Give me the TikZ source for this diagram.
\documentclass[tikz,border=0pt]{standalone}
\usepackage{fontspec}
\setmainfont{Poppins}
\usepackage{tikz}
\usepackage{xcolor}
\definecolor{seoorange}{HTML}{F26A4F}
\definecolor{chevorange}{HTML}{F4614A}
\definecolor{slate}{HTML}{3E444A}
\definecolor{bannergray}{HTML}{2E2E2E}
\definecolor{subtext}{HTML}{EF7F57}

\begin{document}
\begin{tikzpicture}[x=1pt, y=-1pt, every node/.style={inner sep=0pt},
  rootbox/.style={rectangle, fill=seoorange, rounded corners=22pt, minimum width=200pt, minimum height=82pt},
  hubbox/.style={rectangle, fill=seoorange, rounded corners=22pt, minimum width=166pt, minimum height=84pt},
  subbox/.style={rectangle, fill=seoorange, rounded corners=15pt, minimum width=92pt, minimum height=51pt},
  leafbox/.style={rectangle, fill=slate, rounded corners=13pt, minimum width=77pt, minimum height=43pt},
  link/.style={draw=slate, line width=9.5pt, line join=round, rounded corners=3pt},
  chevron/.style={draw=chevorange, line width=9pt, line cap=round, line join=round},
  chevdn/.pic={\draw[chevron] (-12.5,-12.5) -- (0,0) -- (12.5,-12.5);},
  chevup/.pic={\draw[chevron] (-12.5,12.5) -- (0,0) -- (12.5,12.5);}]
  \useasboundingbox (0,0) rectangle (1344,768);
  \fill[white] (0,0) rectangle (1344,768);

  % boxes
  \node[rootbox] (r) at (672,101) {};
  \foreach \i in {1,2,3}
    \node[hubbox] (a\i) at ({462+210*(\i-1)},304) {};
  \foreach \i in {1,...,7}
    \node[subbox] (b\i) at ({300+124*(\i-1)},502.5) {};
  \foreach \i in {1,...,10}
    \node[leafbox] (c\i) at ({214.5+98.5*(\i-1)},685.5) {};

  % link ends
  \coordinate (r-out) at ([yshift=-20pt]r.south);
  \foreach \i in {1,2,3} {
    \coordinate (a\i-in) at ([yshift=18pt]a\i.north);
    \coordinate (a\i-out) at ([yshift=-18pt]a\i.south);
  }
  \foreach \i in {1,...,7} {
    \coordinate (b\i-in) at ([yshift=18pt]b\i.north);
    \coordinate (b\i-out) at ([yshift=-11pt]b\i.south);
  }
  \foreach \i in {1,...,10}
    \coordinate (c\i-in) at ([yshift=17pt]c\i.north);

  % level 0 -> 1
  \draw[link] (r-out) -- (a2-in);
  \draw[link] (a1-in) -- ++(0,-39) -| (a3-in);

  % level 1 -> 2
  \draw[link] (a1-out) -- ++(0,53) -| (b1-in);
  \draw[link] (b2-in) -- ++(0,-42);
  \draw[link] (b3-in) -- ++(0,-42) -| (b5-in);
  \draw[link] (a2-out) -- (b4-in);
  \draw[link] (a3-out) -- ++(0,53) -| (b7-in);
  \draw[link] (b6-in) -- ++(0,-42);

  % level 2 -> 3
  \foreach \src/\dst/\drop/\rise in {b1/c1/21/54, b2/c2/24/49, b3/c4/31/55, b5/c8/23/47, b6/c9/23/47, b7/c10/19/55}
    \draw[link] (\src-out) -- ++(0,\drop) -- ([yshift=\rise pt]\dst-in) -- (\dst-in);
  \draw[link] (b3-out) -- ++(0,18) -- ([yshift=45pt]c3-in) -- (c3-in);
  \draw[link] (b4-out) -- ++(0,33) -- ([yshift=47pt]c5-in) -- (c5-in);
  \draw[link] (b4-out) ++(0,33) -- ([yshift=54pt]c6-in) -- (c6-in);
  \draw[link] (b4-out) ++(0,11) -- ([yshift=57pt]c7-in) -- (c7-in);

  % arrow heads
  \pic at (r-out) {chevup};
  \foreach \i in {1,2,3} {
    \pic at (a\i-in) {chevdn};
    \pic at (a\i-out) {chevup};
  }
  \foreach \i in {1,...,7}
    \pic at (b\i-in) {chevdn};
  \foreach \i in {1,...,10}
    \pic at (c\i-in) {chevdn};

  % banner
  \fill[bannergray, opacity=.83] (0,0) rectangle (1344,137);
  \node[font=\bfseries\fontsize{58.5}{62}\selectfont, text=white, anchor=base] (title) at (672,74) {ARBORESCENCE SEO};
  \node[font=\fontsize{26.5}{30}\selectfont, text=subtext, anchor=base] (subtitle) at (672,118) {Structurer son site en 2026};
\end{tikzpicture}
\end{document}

===

• [TASK BRIEF]
Each line must be given again exactly as written above.

• [TASK ANSWER]
Give me the TikZ source for this diagram.
\documentclass[tikz,border=0pt]{standalone}
\usepackage{fontspec}
\setmainfont{Poppins}
\usepackage{tikz}
\usepackage{xcolor}
\definecolor{seoorange}{HTML}{F26A4F}
\definecolor{chevorange}{HTML}{F4614A}
\definecolor{slate}{HTML}{3E444A}
\definecolor{bannergray}{HTML}{2E2E2E}
\definecolor{subtext}{HTML}{EF7F57}

\begin{document}
\begin{tikzpicture}[x=1pt, y=-1pt, every node/.style={inner sep=0pt},
  rootbox/.style={rectangle, fill=seoorange, rounded corners=22pt, minimum width=200pt, minimum height=82pt},
  hubbox/.style={rectangle, fill=seoorange, rounded corners=22pt, minimum width=166pt, minimum height=84pt},
  subbox/.style={rectangle, fill=seoorange, rounded corners=15pt, minimum width=92pt, minimum height=51pt},
  leafbox/.style={rectangle, fill=slate, rounded corners=13pt, minimum width=77pt, minimum height=43pt},
  link/.style={draw=slate, line width=9.5pt, line join=round, rounded corners=3pt},
  chevron/.style={draw=chevorange, line width=9pt, line cap=round, line join=round},
  chevdn/.pic={\draw[chevron] (-12.5,-12.5) -- (0,0) -- (12.5,-12.5);},
  chevup/.pic={\draw[chevron] (-12.5,12.5) -- (0,0) -- (12.5,12.5);}]
  \useasboundingbox (0,0) rectangle (1344,768);
  \fill[white] (0,0) rectangle (1344,768);

  % boxes
  \node[rootbox] (r) at (672,101) {};
  \foreach \i in {1,2,3}
    \node[hubbox] (a\i) at ({462+210*(\i-1)},304) {};
  \foreach \i in {1,...,7}
    \node[subbox] (b\i) at ({300+124*(\i-1)},502.5) {};
  \foreach \i in {1,...,10}
    \node[leafbox] (c\i) at ({214.5+98.5*(\i-1)},685.5) {};

  % link ends
  \coordinate (r-out) at ([yshift=-20pt]r.south);
  \foreach \i in {1,2,3} {
    \coordinate (a\i-in) at ([yshift=18pt]a\i.north);
    \coordinate (a\i-out) at ([yshift=-18pt]a\i.south);
  }
  \foreach \i in {1,...,7} {
    \coordinate (b\i-in) at ([yshift=18pt]b\i.north);
    \coordinate (b\i-out) at ([yshift=-11pt]b\i.south);
  }
  \foreach \i in {1,...,10}
    \coordinate (c\i-in) at ([yshift=17pt]c\i.north);

  % level 0 -> 1
  \draw[link] (r-out) -- (a2-in);
  \draw[link] (a1-in) -- ++(0,-39) -| (a3-in);

  % level 1 -> 2
  \draw[link] (a1-out) -- ++(0,53) -| (b1-in);
  \draw[link] (b2-in) -- ++(0,-42);
  \draw[link] (b3-in) -- ++(0,-42) -| (b5-in);
  \draw[link] (a2-out) -- (b4-in);
  \draw[link] (a3-out) -- ++(0,53) -| (b7-in);
  \draw[link] (b6-in) -- ++(0,-42);

  % level 2 -> 3
  \foreach \src/\dst/\drop/\rise in {b1/c1/21/54, b2/c2/24/49, b3/c4/31/55, b5/c8/23/47, b6/c9/23/47, b7/c10/19/55}
    \draw[link] (\src-out) -- ++(0,\drop) -- ([yshift=\rise pt]\dst-in) -- (\dst-in);
  \draw[link] (b3-out) -- ++(0,18) -- ([yshift=45pt]c3-in) -- (c3-in);
  \draw[link] (b4-out) -- ++(0,33) -- ([yshift=47pt]c5-in) -- (c5-in);
  \draw[link] (b4-out) ++(0,33) -- ([yshift=54pt]c6-in) -- (c6-in);
  \draw[link] (b4-out) ++(0,11) -- ([yshift=57pt]c7-in) -- (c7-in);

  % arrow heads
  \pic at (r-out) {chevup};
  \foreach \i in {1,2,3} {
    \pic at (a\i-in) {chevdn};
    \pic at (a\i-out) {chevup};
  }
  \foreach \i in {1,...,7}
    \pic at (b\i-in) {chevdn};
  \foreach \i in {1,...,10}
    \pic at (c\i-in) {chevdn};

  % banner
  \fill[bannergray, opacity=.83] (0,0) rectangle (1344,137);
  \node[font=\bfseries\fontsize{58.5}{62}\selectfont, text=white, anchor=base] (title) at (672,74) {ARBORESCENCE SEO};
  \node[font=\fontsize{26.5}{30}\selectfont, text=subtext, anchor=base] (subtitle) at (672,118) {Structurer son site en 2026};
\end{tikzpicture}
\end{document}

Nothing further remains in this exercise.